The wars in the Middle East, the recession, and many of the other events of the last 15 years happened against a backdrop of 'brand noise' that became louder and more colourful. Alongside it, the cry for environmental consciousness gathered volume and our audiences began to look for something new. Something had to break. A friend from Novartis remarked: People are drowning in information but thirsting for meaning. I think she's right. The great pendulum of corporate messaging has started to swing the other way.

The rise of social media has empowered the public like never before. In the beginning, they were invited to respond, and then they became authors. In a very short space of time, companies and organisations were bereft of the ability to preach about their products as the global marketplace became united and their customers started to compare notes and scrutinise the world among their peers.

Terms like 'credibility gap' and 'greenwash' emerged.
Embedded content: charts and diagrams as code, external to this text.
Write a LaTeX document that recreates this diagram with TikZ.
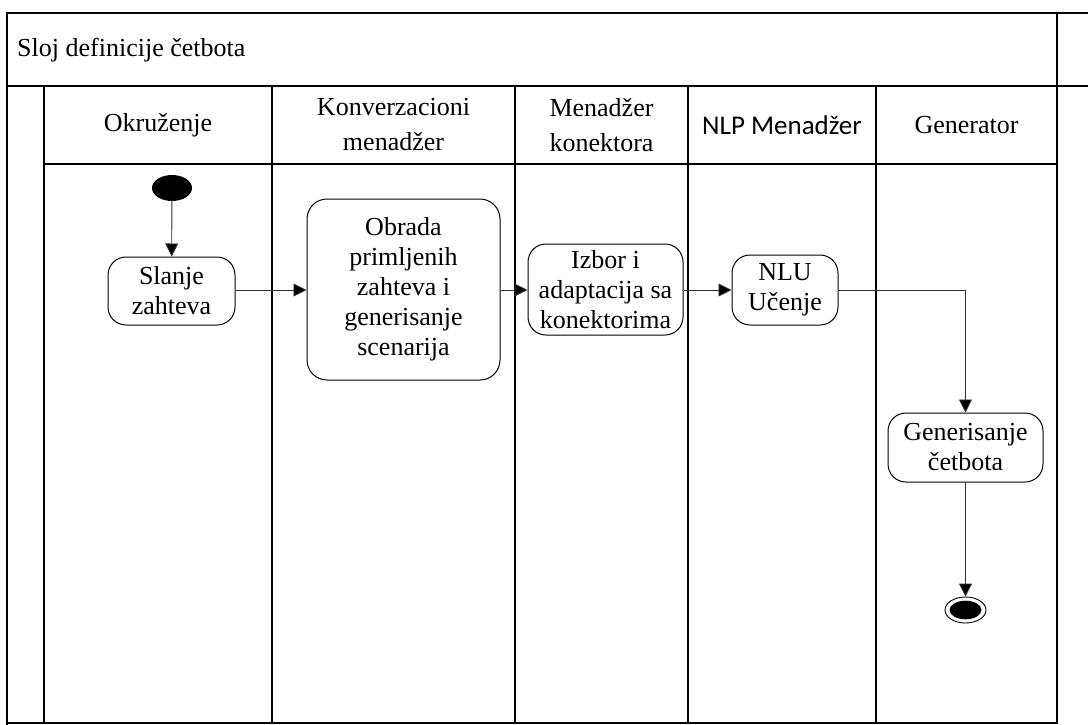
\documentclass[tikz,border=0pt]{standalone}
\usepackage{fontspec}
\setmainfont{Liberation Serif}
\newfontfamily\calib{Carlito}
\usetikzlibrary{arrows.meta,shapes.geometric}
\begin{document}
\begin{tikzpicture}[x=1pt,y=-1pt,
  lane/.style={line width=1.5pt, line cap=rect},
  act/.style={draw, rounded corners=18pt, line width=1pt, align=center,
    font=\fontsize{26}{30}\selectfont, inner sep=0pt},
  flow/.style={line width=0.9pt, draw=black!80, -{Triangle[length=13pt,width=13pt,fill=black]}},
  hdr/.style={align=center, font=\fontsize{26}{35}\selectfont, inner sep=0pt}]
\useasboundingbox (0,0) rectangle (1088,724);

% pool frame and title row
\draw[lane] (7,724) -- (7,13) -- (1088,13);
\draw[lane] (7,86) -- (1088,86);
\draw[lane] (1057,13) -- (1057,723);
\draw[lane] (7,723) -- (1057,723);
\node[anchor=west, font=\fontsize{26}{30}\selectfont, inner sep=0pt] (title) at (17,50) {Sloj definicije četbota};

% lanes
\draw[lane] (44,86) -- (44,723);
\draw[lane] (44,164) -- (1057,164);
\foreach \x in {272,515,688,876} \draw[lane] (\x,86) -- (\x,723);

% lane headers
\node[hdr] (h1) at (158,125) {Okruženje};
\node[hdr] (h2) at (393.5,125) {Konverzacioni\\menadžer};
\node[hdr] (h3) at (601.5,125) {Menadžer\\konektora};
\node[hdr, font=\calib\fontsize{27}{35}\selectfont] (h4) at (782,125) {NLP Menadžer};
\node[hdr] (h5) at (966.5,125) {Generator};

% activities
\node[ellipse, fill, minimum width=40pt, minimum height=26pt, inner sep=0pt] (start) at (172,188) {};
\node[act, minimum width=127pt, minimum height=68pt] (send) at (171.5,291) {Slanje\\zahteva};
\node[act, rounded corners=20pt, minimum width=193pt, minimum height=181pt] (proc) at (403.5,289.5) {Obrada\\primljenih\\zahteva i\\generisanje\\scenarija};
\node[act, minimum width=155pt, minimum height=91pt] (conn) at (605.5,289.5) {Izbor i\\adaptacija sa\\konektorima};
\node[act, minimum width=106pt, minimum height=70pt] (nlu) at (785,290) {NLU\\Učenje};
\node[act, minimum width=155pt, minimum height=69pt] (gen) at (965.5,447.5) {Generisanje\\četbota};
\node[ellipse, draw, fill=white, line width=0.9pt, minimum width=41pt, minimum height=26pt, inner sep=0pt] (end) at (965.5,610) {};
\fill (end.center) ellipse [x radius=16pt, y radius=9.3pt];

% control flow
\draw[flow] (start) -- (send);
\draw[flow] (send.east |- 0,290) -- (proc.west |- 0,290);
\draw[flow] (proc.east |- 0,290) -- (conn.west |- 0,290);
\draw[flow] (conn.east |- 0,290) -- (nlu.west |- 0,290);
\draw[flow] (nlu.east) -| (gen.north);
\draw[flow] (gen) -- (end);
\end{tikzpicture}
\end{document}
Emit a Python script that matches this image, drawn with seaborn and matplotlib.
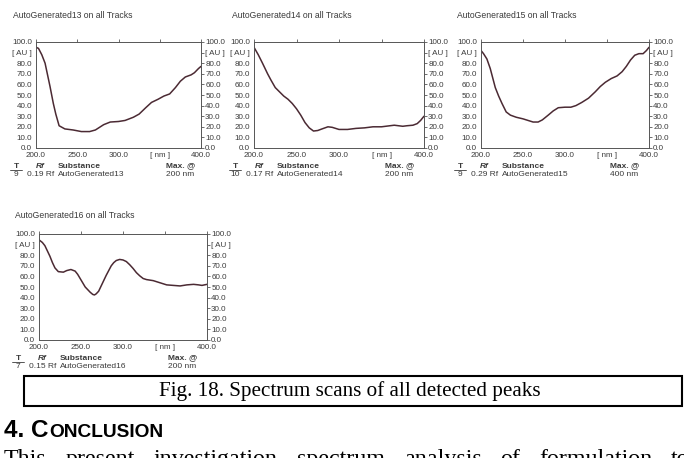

Companies and governments were swept up and bundled into the dock of the High Court of credibility. There is no summons to a trial by media - it simply happens. As Alastair Campbell said In the last four years, the audience has changed far more than the technology.

Interacting with an audience of authors is a new challenge. It requires us, as communicators, to be ourselves more than ever before. Good communicators are built as much from personality type as experience - we have an ability to empathise and to create thought, expectation, feelings and reactions in both individuals and crowds. This is no time to bend our largely unquantifiable profession into boardroom accountability. If ever success demanded good, fundamental communication strategies to lead the way, this is it.

Let's return to basics - and these are going to sound very basic.

1. Know your target audience. I don't mean a demographic bar-graph of age versus coffee consumption, I mean really know them. Try the Stanislavski principles - the seven rules that method actors use to get into character. Know your audience's aspirations, their hopes, their hurdles and their worries.

2. Know what you want them to be left thinking, feeling and doing. Is it really the purpose of your website to convey every fact you have to give, or is it simply to make someone feel enough affinity with you that they pick up the phone? This decision is the one that will get you back on your feet if your campaign fails.

3. When (1) and (2) are complete (and only then) let creativity flow, choose your channels, and decide how you're going to measure them.

Two months ago, I recited these three rules to an unsurprised audience of fellow communication directors. Then I asked how many of them had ever suffered a scenario in which someone had said: We need a campaign, let's do a brochure and a logo, I think it should be green! There was a good show of raised hands - mine included. It's amazing how quickly simplicity gets forgotten.

The Communications Executive Council recently surveyed 2,000 employees. It found 33 per cent had positive feelings towards their company but, of these, 89 per cent were 'passive supporters', meaning that, while positive, they did not express it. The remaining 11 per cent voluntarily promoted their company. Every one of those 'active supporters' cited their inspiration as being an emotional connection to the company. This reason was chosen over others such as environmental credentials and business performance.

When dealing with our new, empowered, global audience of authors, creating active supporters is our goal. They are our advocates - the ones who will spread positive equity for our message. This will shout far more loudly than any advert, neon sign or well-crafted press campaign.

Creating these advocates requires more than simply squeezing the same old message into Wikipedia or pasting our chief executive onto Facebook. After all, social media channels are channels, not strategies. Surviving the scrutiny of the most powerful audiences we have ever seen requires us to create solid emotional connections based upon integrity and instinct.

Success still demands the fundamentals of communication in every aspect of our work. Whether we are found in human resources projects, political lobbying, marketing or corporate messaging, good communicators are defined by a unique ability to inspire people to think, feel and do things - and what organisation wouldn't want that?

This is our era. Of that, I have no doubt.